Search code examples
hadoophiveapache-kafkahdfsspring-cloud-dataflow

Spring Cloud Dataflow - http | kafka and kafka | hdfs - Getting Raw message in HDFS


I am creating a basic stream in SCDF (Local Server 1.7.3) wherein I am configuring 2 streams. 1. HTTP -> Kafka Topic 2. Kafka Topic -> HDFS

Streams:

stream create --name ingest_from_http --definition "http --port=8000 --path-pattern=/test > :streamtest1"
stream deploy --name ingest_from_http --properties "app.http.spring.cloud.stream.bindings.output.producer.headerMode=raw"

stream create --name ingest_to_hdfs --definition ":streamtest1 > hdfs --fs-uri=hdfs://<host>:8020 --directory=/tmp/hive/sensedev/streamdemo/ --file-extension=xml --spring.cloud.stream.bindings.input.consumer.headerMode=raw" 

I have created a Hive managed table on location /tmp/hive/sensedev/streamdemo/

DROP TABLE IF EXISTS gwdemo.xml_test;
CREATE TABLE gwdemo.xml_test(

id int,

name string

 )

ROW FORMAT SERDE 'com.ibm.spss.hive.serde2.xml.XmlSerDe'

WITH SERDEPROPERTIES (

"column.xpath.id"="/body/id/text()",

"column.xpath.name"="/body/name/text()"


)

STORED AS

INPUTFORMAT 'com.ibm.spss.hive.serde2.xml.XmlInputFormat'

OUTPUTFORMAT 'org.apache.hadoop.hive.ql.io.IgnoreKeyTextOutputFormat'

LOCATION '/tmp/hive/sensedev/streamdemo'

TBLPROPERTIES (

"xmlinput.start"="<body>",

"xmlinput.end"="</body>")

;

Testing:

  1. Whether Hive is able to read XML : Put a xml file in the location /tmp/hive/sensedev/streamdemo.

File Content: <body><id>1</id><name>Test1</name></body>

On running a SELECT command on the table, it was showing the above record properly.

  1. When posting record in SCDF with http post, I am getting proper data in Kafka Consumer but when I am checking HDFS, the xml files are being created but I am receiving raw messages in those files.
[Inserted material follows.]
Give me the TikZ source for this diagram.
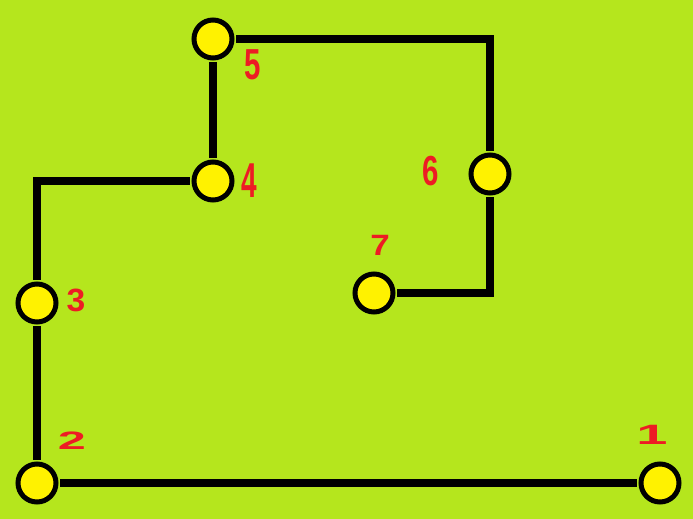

Example:

    dataflow>http post --target http:///test --data "<body><id>2</id><name>Test2</name></body>" --contentType application/xml

In Kafka Console Consumer, I am able to read proper XML message: <body><id>2</id><name>Test2</name></body>

 $ hdfs dfs -cat /tmp/hive/sensedev/streamdemo/hdfs-sink-2.xml
[B@31d94539

Questions: 1. What am I missing? How can I get proper XML records in the newly created XML files in HDFS?


Solution

  • HDFS Sink expects a Java Serialized object.